Take the data that follows and retype it word for word.

◆ INFORMATION SUPPLIED:
######

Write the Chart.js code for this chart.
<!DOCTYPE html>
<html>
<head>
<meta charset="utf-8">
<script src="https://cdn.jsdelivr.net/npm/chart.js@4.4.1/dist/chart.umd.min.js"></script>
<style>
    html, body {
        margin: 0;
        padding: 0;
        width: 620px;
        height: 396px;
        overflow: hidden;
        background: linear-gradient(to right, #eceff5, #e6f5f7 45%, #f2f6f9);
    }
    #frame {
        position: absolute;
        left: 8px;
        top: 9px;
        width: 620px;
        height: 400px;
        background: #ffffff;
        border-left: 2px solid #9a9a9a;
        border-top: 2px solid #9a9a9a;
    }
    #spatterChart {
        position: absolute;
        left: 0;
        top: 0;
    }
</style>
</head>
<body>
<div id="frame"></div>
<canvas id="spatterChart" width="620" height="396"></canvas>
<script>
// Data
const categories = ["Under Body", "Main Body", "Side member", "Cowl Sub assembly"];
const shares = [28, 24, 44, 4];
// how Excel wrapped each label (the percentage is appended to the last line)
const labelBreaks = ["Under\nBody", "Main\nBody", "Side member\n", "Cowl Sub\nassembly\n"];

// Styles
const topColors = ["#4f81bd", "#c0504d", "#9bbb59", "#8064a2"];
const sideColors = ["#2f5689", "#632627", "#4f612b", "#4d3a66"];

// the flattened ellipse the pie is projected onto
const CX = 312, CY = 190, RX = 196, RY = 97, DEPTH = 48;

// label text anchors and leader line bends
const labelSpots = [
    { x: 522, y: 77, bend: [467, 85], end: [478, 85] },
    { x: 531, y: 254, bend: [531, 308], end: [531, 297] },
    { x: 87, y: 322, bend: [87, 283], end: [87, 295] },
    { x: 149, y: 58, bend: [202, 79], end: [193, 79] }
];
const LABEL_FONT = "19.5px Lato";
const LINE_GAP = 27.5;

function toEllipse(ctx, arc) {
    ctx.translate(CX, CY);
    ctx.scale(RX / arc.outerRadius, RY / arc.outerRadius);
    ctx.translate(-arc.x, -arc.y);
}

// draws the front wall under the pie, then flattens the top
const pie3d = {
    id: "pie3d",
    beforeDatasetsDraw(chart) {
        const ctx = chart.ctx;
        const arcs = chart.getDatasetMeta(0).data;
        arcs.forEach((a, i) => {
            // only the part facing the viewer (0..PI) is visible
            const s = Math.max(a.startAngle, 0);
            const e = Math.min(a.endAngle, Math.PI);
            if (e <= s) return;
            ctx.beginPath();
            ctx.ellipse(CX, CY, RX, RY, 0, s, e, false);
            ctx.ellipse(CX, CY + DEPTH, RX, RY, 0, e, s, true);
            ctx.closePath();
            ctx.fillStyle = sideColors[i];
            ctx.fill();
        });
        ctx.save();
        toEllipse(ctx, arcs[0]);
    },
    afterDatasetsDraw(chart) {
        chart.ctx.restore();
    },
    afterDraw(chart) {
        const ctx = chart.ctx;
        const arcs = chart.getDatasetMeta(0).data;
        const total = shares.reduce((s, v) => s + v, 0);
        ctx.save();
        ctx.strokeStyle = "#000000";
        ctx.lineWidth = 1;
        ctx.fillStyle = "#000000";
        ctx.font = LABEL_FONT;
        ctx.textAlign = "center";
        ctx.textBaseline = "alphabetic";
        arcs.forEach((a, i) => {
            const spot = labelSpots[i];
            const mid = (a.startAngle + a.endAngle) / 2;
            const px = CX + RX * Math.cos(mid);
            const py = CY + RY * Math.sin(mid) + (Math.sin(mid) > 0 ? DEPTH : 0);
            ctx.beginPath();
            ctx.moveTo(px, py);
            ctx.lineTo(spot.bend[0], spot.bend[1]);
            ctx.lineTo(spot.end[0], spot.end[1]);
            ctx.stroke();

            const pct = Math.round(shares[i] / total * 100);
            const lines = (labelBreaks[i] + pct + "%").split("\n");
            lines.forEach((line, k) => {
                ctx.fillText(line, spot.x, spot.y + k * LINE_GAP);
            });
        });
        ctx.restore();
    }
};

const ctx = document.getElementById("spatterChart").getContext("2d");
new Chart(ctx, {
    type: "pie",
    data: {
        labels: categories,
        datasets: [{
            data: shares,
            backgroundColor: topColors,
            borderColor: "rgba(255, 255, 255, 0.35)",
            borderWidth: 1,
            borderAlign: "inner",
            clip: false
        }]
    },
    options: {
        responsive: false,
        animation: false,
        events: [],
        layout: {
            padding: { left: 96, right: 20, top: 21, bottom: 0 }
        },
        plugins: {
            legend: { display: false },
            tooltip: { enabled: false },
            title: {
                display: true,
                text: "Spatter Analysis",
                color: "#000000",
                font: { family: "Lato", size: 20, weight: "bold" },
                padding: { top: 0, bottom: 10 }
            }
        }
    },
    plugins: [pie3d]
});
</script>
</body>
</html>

######

◆ FULL RESPONSE:
Write the Chart.js code for this chart.
<!DOCTYPE html>
<html>
<head>
<meta charset="utf-8">
<script src="https://cdn.jsdelivr.net/npm/chart.js@4.4.1/dist/chart.umd.min.js"></script>
<style>
    html, body {
        margin: 0;
        padding: 0;
        width: 620px;
        height: 396px;
        overflow: hidden;
        background: linear-gradient(to right, #eceff5, #e6f5f7 45%, #f2f6f9);
    }
    #frame {
        position: absolute;
        left: 8px;
        top: 9px;
        width: 620px;
        height: 400px;
        background: #ffffff;
        border-left: 2px solid #9a9a9a;
        border-top: 2px solid #9a9a9a;
    }
    #spatterChart {
        position: absolute;
        left: 0;
        top: 0;
    }
</style>
</head>
<body>
<div id="frame"></div>
<canvas id="spatterChart" width="620" height="396"></canvas>
<script>
// Data
const categories = ["Under Body", "Main Body", "Side member", "Cowl Sub assembly"];
const shares = [28, 24, 44, 4];
// how Excel wrapped each label (the percentage is appended to the last line)
const labelBreaks = ["Under\nBody", "Main\nBody", "Side member\n", "Cowl Sub\nassembly\n"];

// Styles
const topColors = ["#4f81bd", "#c0504d", "#9bbb59", "#8064a2"];
const sideColors = ["#2f5689", "#632627", "#4f612b", "#4d3a66"];

// the flattened ellipse the pie is projected onto
const CX = 312, CY = 190, RX = 196, RY = 97, DEPTH = 48;

// label text anchors and leader line bends
const labelSpots = [
    { x: 522, y: 77, bend: [467, 85], end: [478, 85] },
    { x: 531, y: 254, bend: [531, 308], end: [531, 297] },
    { x: 87, y: 322, bend: [87, 283], end: [87, 295] },
    { x: 149, y: 58, bend: [202, 79], end: [193, 79] }
];
const LABEL_FONT = "19.5px Lato";
const LINE_GAP = 27.5;

function toEllipse(ctx, arc) {
    ctx.translate(CX, CY);
    ctx.scale(RX / arc.outerRadius, RY / arc.outerRadius);
    ctx.translate(-arc.x, -arc.y);
}

// draws the front wall under the pie, then flattens the top
const pie3d = {
    id: "pie3d",
    beforeDatasetsDraw(chart) {
        const ctx = chart.ctx;
        const arcs = chart.getDatasetMeta(0).data;
        arcs.forEach((a, i) => {
            // only the part facing the viewer (0..PI) is visible
            const s = Math.max(a.startAngle, 0);
            const e = Math.min(a.endAngle, Math.PI);
            if (e <= s) return;
            ctx.beginPath();
            ctx.ellipse(CX, CY, RX, RY, 0, s, e, false);
            ctx.ellipse(CX, CY + DEPTH, RX, RY, 0, e, s, true);
            ctx.closePath();
            ctx.fillStyle = sideColors[i];
            ctx.fill();
        });
        ctx.save();
        toEllipse(ctx, arcs[0]);
    },
    afterDatasetsDraw(chart) {
        chart.ctx.restore();
    },
    afterDraw(chart) {
        const ctx = chart.ctx;
        const arcs = chart.getDatasetMeta(0).data;
        const total = shares.reduce((s, v) => s + v, 0);
        ctx.save();
        ctx.strokeStyle = "#000000";
        ctx.lineWidth = 1;
        ctx.fillStyle = "#000000";
        ctx.font = LABEL_FONT;
        ctx.textAlign = "center";
        ctx.textBaseline = "alphabetic";
        arcs.forEach((a, i) => {
            const spot = labelSpots[i];
            const mid = (a.startAngle + a.endAngle) / 2;
            const px = CX + RX * Math.cos(mid);
            const py = CY + RY * Math.sin(mid) + (Math.sin(mid) > 0 ? DEPTH : 0);
            ctx.beginPath();
            ctx.moveTo(px, py);
            ctx.lineTo(spot.bend[0], spot.bend[1]);
            ctx.lineTo(spot.end[0], spot.end[1]);
            ctx.stroke();

            const pct = Math.round(shares[i] / total * 100);
            const lines = (labelBreaks[i] + pct + "%").split("\n");
            lines.forEach((line, k) => {
                ctx.fillText(line, spot.x, spot.y + k * LINE_GAP);
            });
        });
        ctx.restore();
    }
};

const ctx = document.getElementById("spatterChart").getContext("2d");
new Chart(ctx, {
    type: "pie",
    data: {
        labels: categories,
        datasets: [{
            data: shares,
            backgroundColor: topColors,
            borderColor: "rgba(255, 255, 255, 0.35)",
            borderWidth: 1,
            borderAlign: "inner",
            clip: false
        }]
    },
    options: {
        responsive: false,
        animation: false,
        events: [],
        layout: {
            padding: { left: 96, right: 20, top: 21, bottom: 0 }
        },
        plugins: {
            legend: { display: false },
            tooltip: { enabled: false },
            title: {
                display: true,
                text: "Spatter Analysis",
                color: "#000000",
                font: { family: "Lato", size: 20, weight: "bold" },
                padding: { top: 0, bottom: 10 }
            }
        }
    },
    plugins: [pie3d]
});
</script>
</body>
</html>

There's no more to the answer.